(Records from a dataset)

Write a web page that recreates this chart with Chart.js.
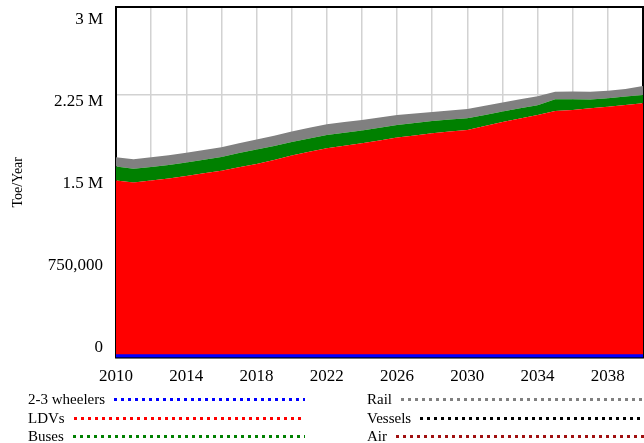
<!DOCTYPE html>
<html>
<head>
<meta charset="utf-8">
<script src="https://cdn.jsdelivr.net/npm/chart.js@4/dist/chart.umd.min.js"></script>
<style>
  body { margin: 0; background: #fff; }
  #wrap { position: relative; width: 644px; height: 443px; overflow: hidden; }
  #legend { position: absolute; left: 0; top: 0; width: 644px; height: 443px; pointer-events: none;
            font-family: "Liberation Serif", "Times New Roman", serif; font-size: 15px; color: #000; }
  .item { position: absolute; display: flex; align-items: center; height: 18px; }
  .dots { flex: 1; height: 3px; margin-left: 9px; }
</style>
</head>
<body>
<div id="wrap">
  <canvas id="chart" width="644" height="443"></canvas>
  <div id="legend"></div>
</div>
<script>
const years = [2010, 2011, 2012, 2013, 2014, 2015, 2016, 2017, 2018, 2019, 2020,
  2021, 2022, 2023, 2024, 2025, 2026, 2027, 2028, 2029, 2030,
  2031, 2032, 2033, 2034, 2035, 2036, 2037, 2038, 2039, 2040]

const wheelers = [15000, 15000, 15000, 15000, 15000, 15000, 15000, 15000, 15000, 15000, 15000,
  15000, 15000, 15000, 15000, 15000, 15000, 15000, 15000, 15000, 15000,
  15000, 15000, 15000, 15000, 15000, 15000, 15000, 15000, 15000, 15000]
const ldvs = [1499000, 1482000, 1499000, 1518000, 1539000, 1561000, 1584000, 1613000, 1642000, 1675000, 1713000,
  1745000, 1776000, 1798000, 1819000, 1843000, 1867000, 1886000, 1905000, 1920000, 1933000,
  1966000, 2000000, 2030000, 2060000, 2095000, 2104000, 2119000, 2132000, 2147000, 2161000]
const buses = [120000, 119000, 116000, 115000, 114000, 116000, 118000, 122000, 124000, 120000, 116000,
  115000, 114000, 111000, 108000, 108000, 108000, 106000, 104000, 102000, 100000,
  95000, 90000, 88000, 85000, 100000, 92000, 75000, 72000, 71000, 71000]
const rail = [80000, 81000, 83000, 84000, 85000, 84000, 83000, 84000, 85000, 88000, 91000,
  92000, 92000, 91000, 91000, 88000, 85000, 81000, 77000, 78000, 80000,
  78000, 77000, 77000, 77000, 65000, 65000, 66000, 65000, 66000, 77000]
const vessels = [0, 0, 0, 0, 0, 0, 0, 0, 0, 0, 0, 0, 0, 0, 0, 0, 0, 0, 0, 0, 0, 0, 0, 0, 0, 0, 0, 0, 0, 0, 0]
const air = [0, 0, 0, 0, 0, 0, 0, 0, 0, 0, 0, 0, 0, 0, 0, 0, 0, 0, 0, 0, 0, 0, 0, 0, 0, 0, 0, 0, 0, 0, 0]

const yTicks = [0, 750000, 1500000, 2250000, 3000000]
const yTickLabels = ['0', '750,000', '1.5 M', '2.25 M', '3 M']

const serif = '"Liberation Serif", "Times New Roman", serif'

function series(label, values, color, first) {
    return {
        label: label,
        data: values.map((v, i) => ({ x: years[i], y: v })),
        backgroundColor: color,
        borderColor: color,
        borderWidth: 0,
        pointRadius: 0,
        tension: 0,
        fill: first ? 'origin' : '-1',
    }
}

const datasets = [
    series('2-3 wheelers', wheelers, '#0000ff', true),
    series('LDVs', ldvs, '#ff0000'),
    series('Buses', buses, '#008000'),
    series('Rail', rail, '#808080'),
    series('Vessels', vessels, '#000000'),
    series('Air', air, '#a01010'),
]
datasets[0].borderWidth = 3
datasets[0].clip = 4

// black frame round the plot, drawn under the areas
const frame = {
    id: 'frame',
    beforeDatasetsDraw(chart) {
        const a = chart.chartArea
        const ctx = chart.ctx
        ctx.save()
        ctx.strokeStyle = '#000'
        ctx.lineWidth = 2
        ctx.strokeRect(a.left, a.top, a.right - a.left, a.bottom - a.top)
        ctx.restore()
    }
}

// y labels sit a bit inside the frame, like the original tool draws them
const yLabels = {
    id: 'yLabels',
    afterDraw(chart) {
        const s = chart.scales.y
        const ctx = chart.ctx
        const h = s.bottom - s.top
        ctx.save()
        ctx.fillStyle = '#000'
        ctx.font = '17px ' + serif
        ctx.textAlign = 'right'
        ctx.textBaseline = 'middle'
        yTicks.forEach((v, i) => {
            const p = s.getPixelForValue(v)
            const y = s.top + 12.5 + (p - s.top) * (h - 22) / h
            ctx.fillText(yTickLabels[i], s.right - 13, y)
        })
        ctx.restore()
    }
}

new Chart(document.getElementById('chart'), {
    type: 'line',
    data: { datasets: datasets },
    plugins: [frame, yLabels],
    options: {
        responsive: false,
        animation: false,
        layout: { padding: { left: 0, right: 1, top: 7, bottom: 0 } },
        plugins: { legend: { display: false }, tooltip: { enabled: false } },
        scales: {
            x: {
                type: 'linear',
                min: 2010,
                max: 2040,
                grid: { color: '#d2d2d2', lineWidth: 1.5, drawTicks: false },
                border: { display: false },
                afterFit: s => { s.height = 85.5; s.paddingLeft = 0; s.paddingRight = 0 },
                ticks: {
                    stepSize: 2,
                    padding: 9,
                    maxRotation: 0,
                    minRotation: 0,
                    autoSkip: false,
                    color: '#000',
                    font: { family: serif, size: 17 },
                    callback: v => ((v - 2010) % 4 === 0 ? String(v) : ''),
                },
            },
            y: {
                stacked: true,
                min: 0,
                max: 3000000,
                grid: { color: '#d2d2d2', lineWidth: 1.5, drawTicks: false },
                border: { display: false },
                afterFit: s => { s.width = 116; s.paddingTop = 0; s.paddingBottom = 0 },
                afterBuildTicks: s => { s.ticks = yTicks.map(v => ({ value: v })) },
                title: {
                    display: true,
                    text: 'Toe/Year',
                    color: '#000',
                    font: { family: serif, size: 14 },
                    padding: { top: 10, bottom: 0 },
                },
                ticks: { display: false },
            },
        },
    },
})

// legend in two columns with dotted sample lines
const legend = document.getElementById('legend')
const rowsTop = [390, 409, 427]
datasets.forEach((d, i) => {
    const col = Math.floor(i / 3)
    const row = i % 3
    const item = document.createElement('div')
    item.className = 'item'
    item.style.left = (col === 0 ? 28 : 367) + 'px'
    item.style.top = rowsTop[row] + 'px'
    item.style.width = (col === 0 ? 277 : 290) + 'px'
    const name = document.createElement('span')
    name.textContent = d.label
    const dots = document.createElement('span')
    dots.className = 'dots'
    dots.style.background = 'repeating-linear-gradient(90deg, ' + d.borderColor + ' 0 3px, transparent 3px 7px)'
    item.appendChild(name)
    item.appendChild(dots)
    legend.appendChild(item)
})
</script>
</body>
</html>
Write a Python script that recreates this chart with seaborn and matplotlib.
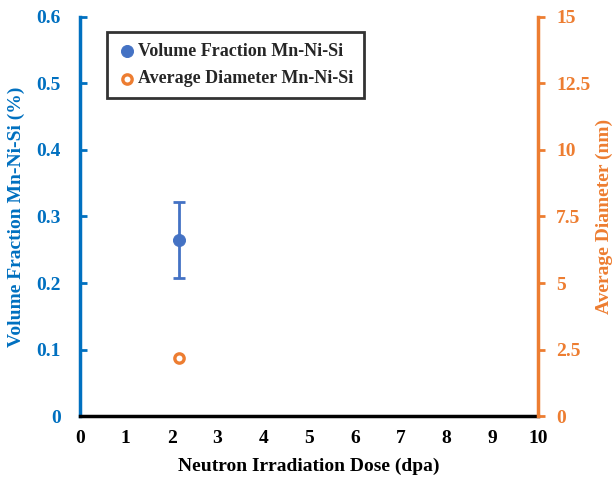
import pandas as pd
import seaborn as sns
import matplotlib.pyplot as plt

dose = [2.16]
vol_frac = [0.265]
vol_err = [0.057]
diam = [2.2]
diam_err = [0.08]

blue = '#0070C0'
marker_blue = '#4472C4'
orange = '#ED7D31'

sns.set_style('white')
plt.rcParams['font.family'] = ['Liberation Serif', 'DejaVu Serif']
plt.rcParams['font.weight'] = 'bold'

fig = plt.figure(figsize=(6.15, 4.8), dpi=100)
ax = fig.add_axes([0.130, 0.133, 0.745, 0.832])
ax2 = ax.twinx()

df_v = pd.DataFrame({'dose': dose, 'vf': vol_frac})
df_d = pd.DataFrame({'dose': dose, 'd': diam})

ax.errorbar(dose, vol_frac, yerr=vol_err, fmt='none', ecolor=marker_blue,
            elinewidth=2, capsize=4, capthick=2, zorder=2)
sns.scatterplot(data=df_v, x='dose', y='vf', ax=ax, color=marker_blue, s=75,
                edgecolor=marker_blue, zorder=3, label='Volume Fraction Mn-Ni-Si',
                legend=False)

ax2.errorbar(dose, diam, yerr=diam_err, fmt='none', ecolor=orange,
             elinewidth=2, capsize=3, capthick=2, zorder=2)
sns.scatterplot(data=df_d, x='dose', y='d', ax=ax2, facecolor='white',
                edgecolor=orange, linewidth=2.4, s=45, zorder=3,
                label='Average Diameter Mn-Ni-Si', legend=False)

ax.set_xlim(0, 10)
ax.set_ylim(0, 0.6)
ax2.set_ylim(0, 15)
ax.set_xticks(range(0, 11))
ax.set_yticks([0, 0.1, 0.2, 0.3, 0.4, 0.5, 0.6])
ax.set_yticklabels(['0', '0.1', '0.2', '0.3', '0.4', '0.5', '0.6'])
ax2.set_yticks([0, 2.5, 5, 7.5, 10, 12.5, 15])
ax2.set_yticklabels(['0', '2.5', '5', '7.5', '10', '12.5', '15'])

for a in (ax, ax2):
    for s in a.spines.values():
        s.set_visible(False)
ax.spines['left'].set_visible(True)
ax.spines['left'].set_color(blue)
ax.spines['left'].set_linewidth(2.5)
ax.spines['bottom'].set_visible(True)
ax.spines['bottom'].set_color('black')
ax.spines['bottom'].set_linewidth(2.5)
ax2.spines['right'].set_visible(True)
ax2.spines['right'].set_color(orange)
ax2.spines['right'].set_linewidth(2.5)

ax.tick_params(axis='x', direction='in', length=5, width=2, color='black',
               labelsize=14, labelcolor='black', pad=10)
ax.tick_params(axis='y', direction='in', length=5, width=2, color=blue,
               labelsize=14, labelcolor=blue, pad=14)
ax2.tick_params(axis='y', direction='out', length=5, width=2, color=orange,
                labelsize=14, labelcolor=orange, pad=8)
for lab in ax.get_xticklabels() + ax.get_yticklabels() + ax2.get_yticklabels():
    lab.set_fontweight('bold')

ax.set_xlabel('Neutron Irradiation Dose (dpa)', fontsize=14, fontweight='bold',
              color='black', labelpad=8)
ax.set_ylabel('Volume Fraction Mn-Ni-Si (%)', fontsize=14, fontweight='bold', color=blue)
ax.yaxis.set_label_coords(-0.12, 0.5)
ax2.set_ylabel('Average Diameter (nm)', fontsize=14, fontweight='bold', color=orange)
ax2.yaxis.set_label_coords(1.125, 0.5)

h1, l1 = ax.get_legend_handles_labels()
h2, l2 = ax2.get_legend_handles_labels()
leg = ax.legend(h1 + h2, l1 + l2, loc='upper left', bbox_to_anchor=(0.04, 0.985),
                frameon=True, fancybox=False, edgecolor='black', handletextpad=0.1,
                handlelength=1.0, borderpad=0.6, labelspacing=0.6,
                prop={'size': 13, 'weight': 'bold'})
leg.get_frame().set_linewidth(2)

fig.savefig('out.png', dpi=100)
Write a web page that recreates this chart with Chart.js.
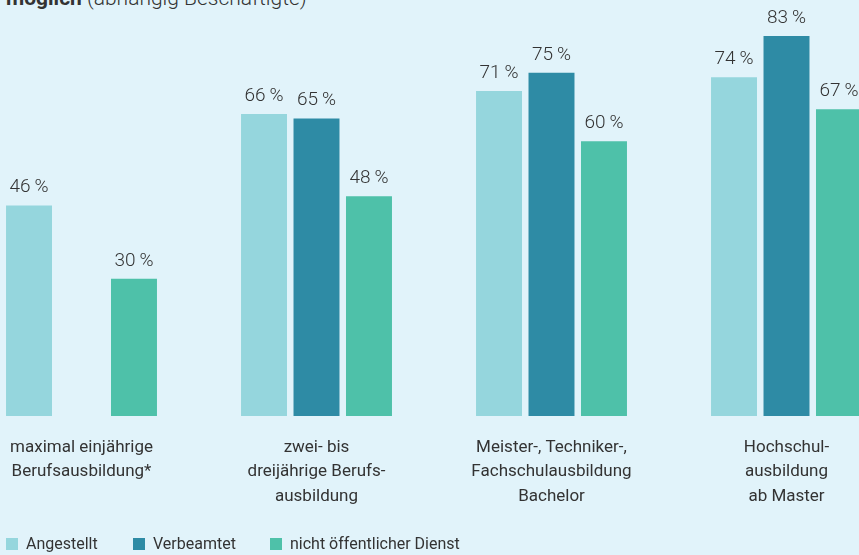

● **WRITTEN INSTRUCTION**:
Wherever the word "script" occurs in a line of the listing, copy that line.

● **WORKED SOLUTION**:
<script src="https://cdn.jsdelivr.net/npm/chart.js@4/dist/chart.umd.min.js"></script>
<script>
</script>
Write a Python script that recreates this chart with seaborn and matplotlib.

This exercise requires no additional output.